La démission politique face aux pressions des religions se manifeste aussi bien ces jours derniers à Toulon, où des hommes ont été tabassés par des jeunes de la cité voisine pour avoir pris la défense de femmes insultées, qu’en Israël où la pression des juifs orthodoxes étant de plus en plus forte, une chanteuse a été expulsée par la police de la plage d’Ashdod où elle avait été invitée à se produire, parce qu’elle était en short et chemise ouverte sur un haut de bikini.
Pendant longtemps exista dans le sud-ouest de la France un groupe social à part, dont les membres, comme le furent les juifs pendant des siècles, étaient traités en parias, en intouchables, ne pouvaient exercer que certains métiers et ne jouissaient pas des mêmes droits que les autres Français. Qu’ils fussent chrétiens n’y changeait rien, même dans les églises ils étaient discriminés et ne pouvaient y pénétrer que par des petites portes dérobées taillées pour eux. On les appelait les cagots. Et pour mieux marquer leur isolement, ils étaient soumis au port d’une étoffe en forme de patte d’oie sur leurs vêtements. Il ne s’agissait pas là d’un signe religieux, mais d’un signe d’exclusion, ou de ségrégation.
Le débat sur l’autorisation ou l’interdiction des signes religieux dans l’espace public n’en finit pas pour une raison simple : il est faussé à la base. Tout n’est pas signe religieux dans ce que nous appelons signe religieux. Une étoile à six branches, une croix, un croissant de lune, une image de bouddha, un cercle partagé en yin et yang… sont des signes de diverses religions ou spiritualités. Les habits de moines bouddhistes, de religieuses et de moines chrétiens ou de rabbins, prêtres, imams et officiants de toutes religions ne sont pas des signes du même ordre. Ces vêtements s’apparentent aux uniformes portés par les soldats, les policiers, les pompiers, les avocats ou toute autre personne engagée dans l’exercice d’une profession ou d’une mission qui se distinguent par une tenue spécifique. Quand ces personnes renoncent à leur profession ou à leur mission, ou simplement quand elles cessent de l’exercer parce que leur journée est finie ou qu’elles sont en congé, elles s’habillent, ou peuvent s’habiller de nouveau « en civil ». Leurs vêtements de travail ou d’engagement ne les marque pas dans leur être, mais dans leur existence.

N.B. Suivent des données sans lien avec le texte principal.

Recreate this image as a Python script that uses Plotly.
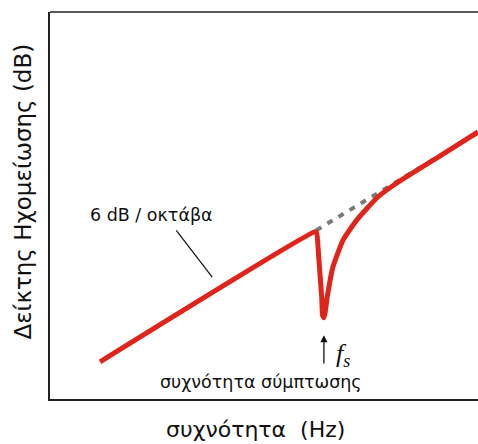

Il en va autrement avec les vêtements que des religieux identitaires prescrivent aux femmes. Les tenues ultra- « pudiques » ne sont pas seulement des marqueurs d’un choix d’existence (quand elles en sont un). Elles sont, comme le fut la patte d’oie pour les cagots, des signes que l’on peut considérer comme infamants du fait qu’ils marquent la femme du sceau d’une non-identité à la commune humanité. Pas de vacances pour une femme portant quelque tenue ultra-enveloppante. Toujours elle reste assignée à sa condition sociale, à son foyer, et si elle veut profiter un peu elle aussi des joies de la plage il lui faudra le faire encore entièrement voilée, d’une façon ou d’une autre. Pour compenser le renoncement au libre usage de son corps, il lui est accordé un certain relâchement alimentaire (réaction qui est aussi celle de beaucoup de pauvres d’aujourd’hui, qui compensent par la nourriture l’impuissance où ils sont réduits) – cercle vicieux qui ne fait que conforter la honte de leur corps qui leur est inculquée. Bien entendu beaucoup de femmes ne tombent pas dans ce piège et se soucient de leur bien-être et de leur dignité, même quand elles concèdent à la pensée identitaire et fondamentaliste l’obligation « morale » qui leur est faite de se voiler.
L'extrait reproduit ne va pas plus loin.